In 2008, Tucson real estate broker Diane Rodgers wrote a brief report for Schutz valuing the parcel at $18,000 an acre, based on prices for several comparable properties. Today’s minimum asking price is $2,583 an acre.
Schutz has “had it on and off for sale for at least the last three years. He has had several offers that never closed,” Fletcher said. “He’s been extremely frustrated with the property and would like to move it.”
If Schutz can get $1,500 an acre, “he should take it and run,” said Starr de Varona, a Long Realty realtor who has worked and lived in southern Pinal County for 20 years. “It’s going to be 10 years before that land is developed.”
‘A missing piece’
Primavera’s parcel lies in a canyon about 1.5 miles northwest of the Ritz-Carlton. State land is to the parcel’s north and northwest. About 200 acres of county-owned open space adjoins it on the south and southeast.

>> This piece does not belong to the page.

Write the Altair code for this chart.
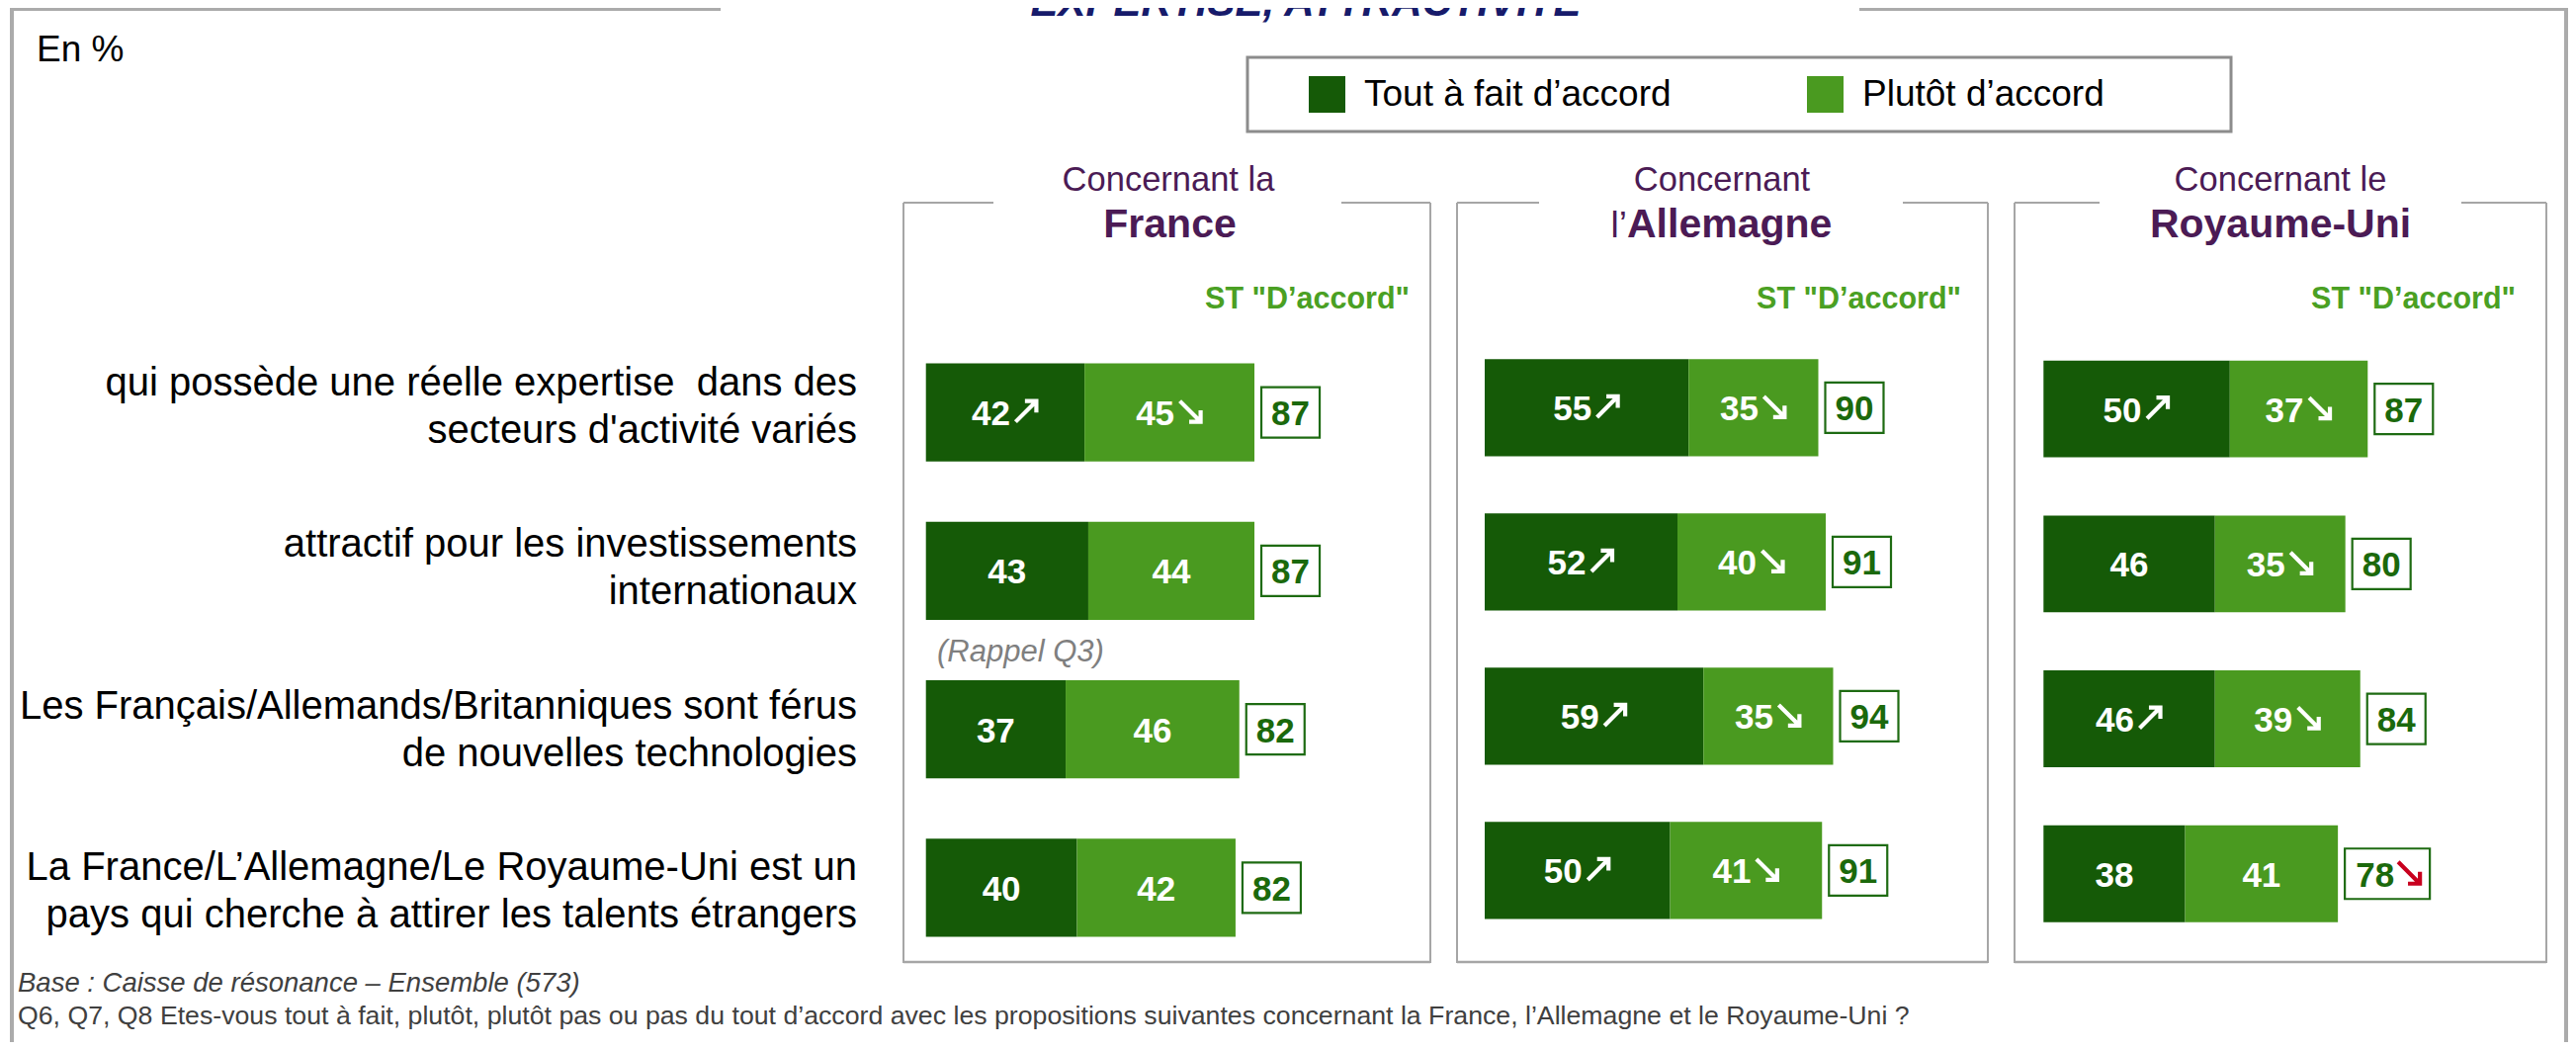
import altair as alt
import pandas as pd

# ---------------- data ----------------
statements = [
    "qui possède une réelle expertise\u00a0 dans des\nsecteurs d'activité variés",
    "attractif pour les investissements\ninternationaux",
    "Les Français/Allemands/Britanniques sont férus\nde nouvelles technologies",
    "La France/L’Allemagne/Le Royaume-Uni est un\npays qui cherche à attirer les talents étrangers",
]
countries = ["France", "Allemagne", "Royaume-Uni"]
series_names = ["Tout à fait d’accord", "Plutôt d’accord"]

tout_a_fait = {"France": [42, 43, 37, 40], "Allemagne": [55, 52, 59, 50], "Royaume-Uni": [50, 46, 46, 38]}
plutot = {"France": [45, 44, 46, 42], "Allemagne": [35, 40, 35, 41], "Royaume-Uni": [37, 35, 39, 41]}
st_accord = {"France": [87, 87, 82, 82], "Allemagne": [90, 91, 94, 91], "Royaume-Uni": [87, 80, 84, 78]}
trend_tout = {"France": ["up", "", "", ""], "Allemagne": ["up", "up", "up", "up"], "Royaume-Uni": ["up", "", "up", ""]}
trend_plutot = {"France": ["down", "", "", ""], "Allemagne": ["down", "down", "down", "down"],
                "Royaume-Uni": ["down", "down", "down", ""]}
trend_st = {"France": ["", "", "", ""], "Allemagne": ["", "", "", ""], "Royaume-Uni": ["", "", "", "down"]}

header_top = ["Concernant la", "Concernant", "Concernant le"]
header_prefix = ["", "l’", ""]
header_bold = ["France", "Allemagne", "Royaume-Uni"]
st_label = 'ST "D’accord"'
title_text = "EXPERTISE, ATTRACTIVITE"
unit_text = "En %"
rappel_text = "(Rappel Q3)"
base_text = "Base : Caisse de résonance – Ensemble (573)"
question_text = ("Q6, Q7, Q8 Etes-vous tout à fait, plutôt, plutôt pas ou pas du tout d’accord avec les "
                 "propositions suivantes concernant la France, l’Allemagne et le Royaume-Uni ?")

rows = []
for c in countries:
    for i, s in enumerate(statements):
        a, b = tout_a_fait[c][i], plutot[c][i]
        rows.append(dict(country=c, statement=s, series=series_names[0], start=0, end=a, value=a,
                         trend=trend_tout[c][i]))
        rows.append(dict(country=c, statement=s, series=series_names[1], start=a, end=a + b, value=b,
                         trend=trend_plutot[c][i]))
bars_df = pd.DataFrame(rows)
tot_df = pd.DataFrame([dict(country=c, statement=s, bar_end=tout_a_fait[c][i] + plutot[c][i],
                            total=st_accord[c][i], trend=trend_st[c][i])
                       for c in countries for i, s in enumerate(statements)])
labels_df = pd.DataFrame({"statement": statements})

# ---------------- style / layout ----------------
FONT = "Liberation Sans"
DARK, LIGHT = "#155a07", "#4a9a20"
BOXG, TOTG, STG = "#1e6b12", "#1b690c", "#4aa023"
PURPLE, NAVY, RED = "#4b1b55", "#171b6b", "#c8001e"
FRAME, OUTER = "#a6a6a6", "#ababab"
UP_PATH = "M -1 1 L 0.9 -0.9 M -0.1 -1 L 1 -1 L 1 0.1"
DOWN_PATH = "M -1 -1 L 0.9 0.9 M 1 -0.1 L 1 1 L -0.1 1"

X_RANGE = {"France": [928.7, 1310.7], "Allemagne": [1494, 1869], "Royaume-Uni": [2059.3, 2436.3]}
Y_BAND = {"France": ([329, 970], 0.38, 0.19),
          "Allemagne": ([326.4, 950.4], 0.37, 0.185),
          "Royaume-Uni": ([327.3, 954.1], 0.375, 0.1875)}

LEGEND = alt.Legend(title=None, orient="none", legendX=1316, legendY=69, direction="horizontal",
                    symbolType="square", symbolSize=1369, symbolStrokeWidth=0, symbolOpacity=1,
                    labelFont=FONT, labelFontSize=37, labelColor="black", labelOffset=19,
                    columnPadding=137, padding=0, labelLimit=800)
COLOR = alt.Color("series:N", scale=alt.Scale(domain=series_names, range=[DARK, LIGHT]), legend=LEGEND)


def one():
    return alt.Chart(alt.Data(values=[{}]))


def hline(x1, x2, y, color=FRAME, w=2):
    return one().mark_rule(color=color, strokeWidth=w).encode(
        x=alt.value(x1), x2=alt.value(x2), y=alt.value(y))


def vline(x, y1, y2, color=FRAME, w=2):
    return one().mark_rule(color=color, strokeWidth=w).encode(
        x=alt.value(x), y=alt.value(y1), y2=alt.value(y2))


def label(text, x, y, size, color="black", align="left", weight="normal", style="normal"):
    return one().mark_text(text=text, font=FONT, fontSize=size, color=color, align=align,
                           baseline="alphabetic", fontWeight=weight, fontStyle=style).encode(
        x=alt.value(x), y=alt.value(y))


def arrow_marks(src, xfield, X, Y, color, offset, size):
    out = []
    for tr, path in (("up", UP_PATH), ("down", DOWN_PATH)):
        out.append(src.transform_filter(alt.datum.trend == tr).mark_point(
            shape=path, filled=False, color=color, stroke=color, strokeWidth=4.2, size=size,
            opacity=1, strokeCap="butt", strokeJoin="miter", xOffset=offset, yOffset=-1).encode(
            x=X(xfield), y=Y))
    return out


def panel(c):
    xs = alt.Scale(domain=[0, 100], range=X_RANGE[c])
    yr, pi, po = Y_BAND[c]
    ys = alt.Scale(type="band", domain=statements, range=yr, paddingInner=pi, paddingOuter=po)

    def X(f):
        return alt.X(f, scale=xs, axis=None)

    Y = alt.Y("statement:N", scale=ys, axis=None)
    b = alt.Chart(bars_df).transform_filter(alt.datum.country == c)
    bars = b.mark_bar().encode(x=X("start:Q"), x2=alt.X2("end"), y=Y, color=COLOR)
    seg = b.transform_calculate(mid="(datum.start + datum.end) / 2")
    txt = dict(font=FONT, fontWeight="bold", fontSize=35, color="white", baseline="middle", dy=2)
    plain = seg.transform_filter("datum.trend == ''").mark_text(align="center", **txt).encode(
        x=X("mid:Q"), y=Y, text="value:Q")
    num = seg.transform_filter("datum.trend != ''").mark_text(align="right", dx=5, **txt).encode(
        x=X("mid:Q"), y=Y, text="value:Q")
    arr = arrow_marks(seg, "mid:Q", X, Y, "white", 21, 441)

    t = alt.Chart(tot_df).transform_filter(alt.datum.country == c)
    tp = t.transform_filter("datum.trend == ''")
    tw = t.transform_filter("datum.trend != ''")
    box = tp.mark_bar(fill="white", stroke=BOXG, strokeWidth=2.2, height=51, xOffset=7, x2Offset=66).encode(
        x=X("bar_end:Q"), x2=alt.X2("bar_end"), y=Y)
    boxtxt = tp.mark_text(font=FONT, fontWeight="bold", fontSize=35, color=TOTG, baseline="middle",
                          align="center", dx=36.5, dy=2).encode(x=X("bar_end:Q"), y=Y, text="total:Q")
    boxw = tw.mark_bar(fill="white", stroke=BOXG, strokeWidth=2.2, height=51, xOffset=7, x2Offset=93).encode(
        x=X("bar_end:Q"), x2=alt.X2("bar_end"), y=Y)
    numw = tw.mark_text(font=FONT, fontWeight="bold", fontSize=35, color=TOTG, baseline="middle",
                        align="right", dx=57, dy=2).encode(x=X("bar_end:Q"), y=Y, text="total:Q")
    arrw = arrow_marks(tw, "bar_end:Q", X, Y, RED, 72, 484)
    return alt.layer(bars, plain, num, *arr, box, boxtxt, boxw, numw, *arrw)


# ---------------- decorations ----------------
decor = [
    hline(4, 721, 1, OUTER, 4), hline(1873, 2590, 1, OUTER, 4),
    vline(4, 0, 1046, OUTER, 4), vline(2588, 0, 1046, OUTER, 4),
    label(title_text, 1313, 8, 42, NAVY, "center", "bold", "italic"),
    label(unit_text, 29, 54, 37),
    one().mark_rect(fillOpacity=0, stroke="#8c8c8c", strokeWidth=3).encode(
        x=alt.value(1254), x2=alt.value(2249), y=alt.value(50), y2=alt.value(125)),
]
frames = [(906, 1439, 997, 1349), (1466, 2003, 1549, 1917), (2030, 2568, 2116, 2482)]
for (l, r, g1, g2) in frames:
    decor += [hline(l, g1, 197), hline(g2, r, 197), vline(l, 197, 966), vline(r, 197, 966),
              hline(l, r, 965, FRAME, 2.5)]
centers = [1174, 1734, 2299]
st_right = [1418, 1976, 2537]
for k in range(3):
    decor.append(label(header_top[k], centers[k], 185, 34.5, PURPLE, "center"))
    decor.append(label(st_label, st_right[k], 304, 30.5, STG, "right", "bold"))
decor.append(label(header_bold[0], 1175.5, 232, 41, PURPLE, "center", "bold"))
decor.append(label(header_prefix[1], 1638, 232, 37, PURPLE, "right"))
decor.append(label(header_bold[1], 1638, 232, 41, PURPLE, "left", "bold"))
decor.append(label(header_bold[2], 2299, 232, 41, PURPLE, "center", "bold"))
decor.append(label(rappel_text, 940, 661, 31, "#7f7f7f", "left", "normal", "italic"))
decor.append(label(base_text, 10, 995, 27.5, "#404040", "left", "normal", "italic"))
decor.append(label(question_text, 10, 1028, 26.7, "#404040"))

row_labels = alt.Chart(labels_df).mark_text(
    font=FONT, fontSize=40, lineHeight=48, lineBreak="\n", align="right", baseline="alphabetic",
    color="black").encode(
    x=alt.value(859),
    y=alt.Y("statement:N", scale=alt.Scale(type="point", domain=statements, range=[392, 882], padding=0),
            axis=None),
    text="statement:N")

chart = alt.layer(*decor, row_labels, *[panel(c) for c in countries]).resolve_scale(
    x="independent", y="independent").properties(
    width=2590, height=1046, autosize=alt.AutoSizeParams(type="none"), padding=0,
    background="white").configure_view(stroke=None)

chart.save("out.html", embed_options={"renderer": "svg", "actions": False})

“It was a donation — a bequest for Primavera and as soon as we got it, several years ago, I started talking to Pima County to see if they would be interested,” the foundation’s Hutchison recalled. “We were thinking, wouldn’t it be great if the county could add to it. It’s a missing piece.
“We’d love to contribute to the conservation area ... but also get a little bit of money to carry out programs for people in the community who are experiencing homelessness and poverty,” she said. “I keep going back to the county. It’s been challenging to us. We’re getting to the point where we can’t afford to keep paying that much money on it in taxes.”

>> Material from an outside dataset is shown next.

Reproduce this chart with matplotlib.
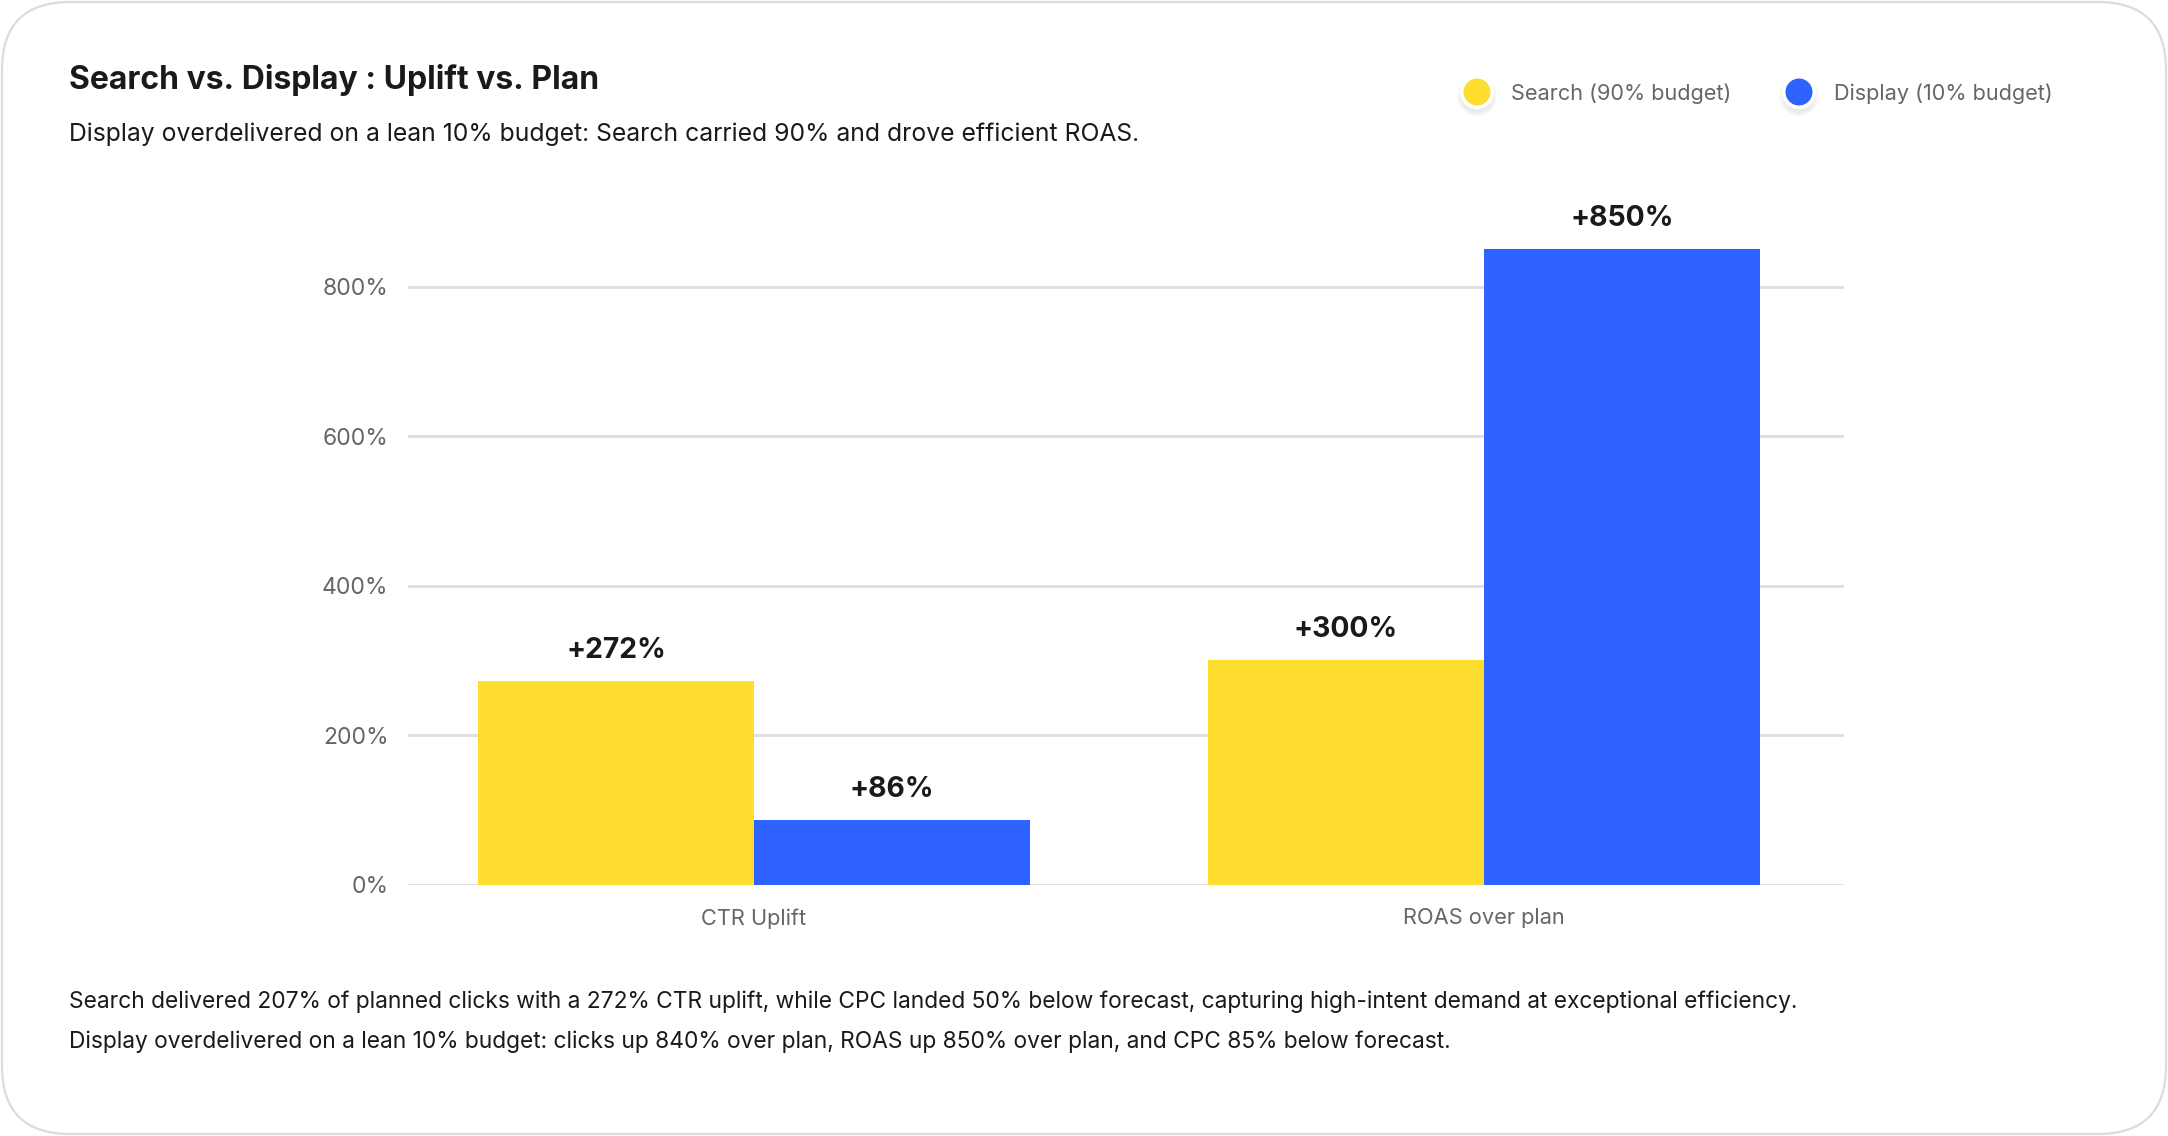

Fyffe said that the county has also gotten owner interest in selling for open space the 90-acre, historic Rancho Las Lomas parcel in the Tucson Mountain foothills that recently went on the market for $4.89 million.
The parcel’s prime attraction is 13 stone houses built mainly in the 1930s and 1940s. But its western half contains mostly desert that would be an excellent addition to the county’s adjoining Feliz Paseos preserve — which the county bought years ago from Las Lomas’ owner, Fyffe said.
Let’s make a deal, pima
Carolyn Campbell, director of the Coalition for Sonoran Desert Protection, would like to see the county try to strike deals with some of these landowners as it did with owners of Marley Ranch south of Green Valley and the Painted Hills property in the Tucson Mountain foothills.
In both cases, using different methods, the county agreed to offer options or other up-front cash for the property today and to buy the property outright when and if an open-space bond is approved.
For Painted Hills, the county will use money from a separate environmental enhancement fund to buy it if an open-space bond doesn’t pass.
“People don’t understand that it’s not just about preserving land for the future,” Campbell said. “You have to have tens if not hundreds of millions to get there. It’s not like you can compare the costs of a sheriff’s substation to that of open space. You’re not doing brick and mortar. Raw land costs a lot of money.”
The county’s Fyffe doesn’t rule out more of these arrangements but says it wouldn’t be wise to do it routinely.
“I don’t think voters and the conservation commission would want their hands tied going into a bond election knowing we have too many of these things set up,” Fyffe said. “I think we would have to be judicious.”